Allow the students to play with the weights on the Variables and the Neighborhoods to see the impact that each has on the resulting Candy Optimization Score in the final column of the spreadsheet. 

Extra credit: ask them what data they might want to gather in order to help them make even more informed, accurate weighting decisions.

Finally, the spreadsheet from Figure 5 can be pulled off of Google Docs: https://docs.google.com/spreadsheets/d/13fwmBLm5DPsDRNGqHvzI-9u5wWwJ9jT4azds6ksGLNo/edit?usp=sharing

Extra, extra credit: What do you get when you divide the circumference of your Jack-o’Lantern by its diameter?

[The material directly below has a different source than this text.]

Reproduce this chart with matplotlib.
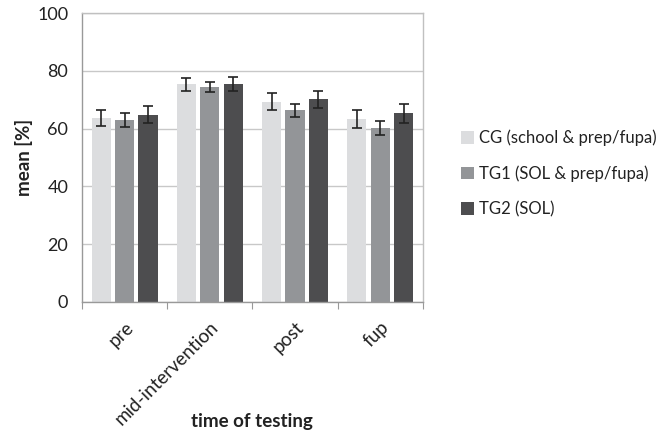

Did you answer, Pumpkin Pi?  Hehehe

Summary

Kids are natural data scientists; they have the natural curiosity to leverage data and basic analysis to make more informed decisions.  But what are we as parents and teachers doing to nurture that innate, curiosity-driven, explore-test-learn Data Science capability.  Help them by introducing them to a structured way to perform basic analysis – using the Hypothesis Development Canvas – and watch their natural curiosity, creativity and innovation cycle kick in.

In closing, I ‘witch’ you a Happy Halloween and have fun “Trick or Treating”, you crazy data scientists you!